0.10 Data Compression Algorithms
The goal of data compression is to represent a some set of information
as space efficiently as possible. A data compression code is a
mapping between some set of source messages and a set of codewords. A source message does not have to be and is not usually
an entire string being compressed. Rather, it is the set of symbols
or strings into which the data being compressed is partitioned for
processing. These basic units may be single symbols from the source
string's alphabet, or they may be strings of such symbols. The
process of converting from a source stream into a coded (hopefully
compressed) message is called encoding while the inverse
operation is called decoding. A lossless encoding method
is one in which the process of decompression results in no loss of
original data whereas lossy encoding method is one in which the
original data cannot be fully recovered.
Codes can be of the types block-block or variable-variable. Codes of the block-block variety operate on
static, fixed-length codewords and source messages while their
counterparts operate on dynamic length codewords and source messages.

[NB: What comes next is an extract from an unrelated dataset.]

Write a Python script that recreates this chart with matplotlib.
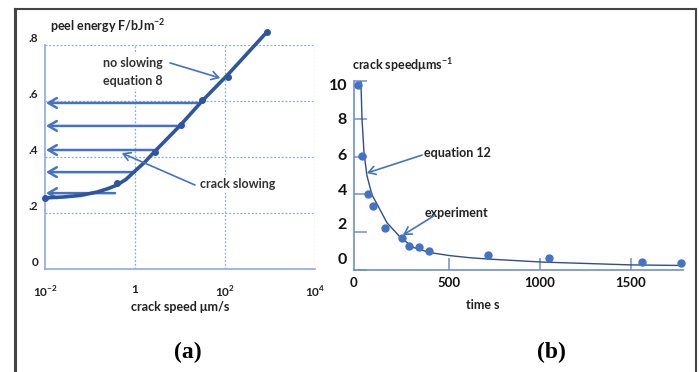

One example of a block-block type code is the ASCII code. It is
of the block-block variety because it maps fixed-length source
messages (characters) into fixed-length codewords (their ASCII
Because variable-variable type codes produce codewords that do not
have a fixed length, when processing the output of a variable-variable
code it is vital to be able to differentiate between codewords in the
stream. Fixed length codewords are easy to distinguish due to their
regular spacing pattern. However, we do not have this luxury when
dealing with variable-variable codes.
The sequence of codewords or source messages in a stream
is called an ensemble.
A coding function is called distinct if its mapping from source
messages to codewords is one-to-one. Such a code is called uniquely decodable if every codeword is recognizable even when
immersed in a stream of other codewords. A uniquely decodable code is
known as a prefix code if it has the property that no codeword
in the code is a
prefix of any other codeword.
Data compression schemes are said to be either static or dynamic (or adaptive). A static function is one in which the
mapping from the input source messages to the set of codewords is
fixed before the data compression begins. In such a system a given
message is always represented by the same codeword regardless of where
it appears in the ensemble. In contrast, a dynamic (or adaptive)
algorithm may change the mapping for a particular source message
during the compression process.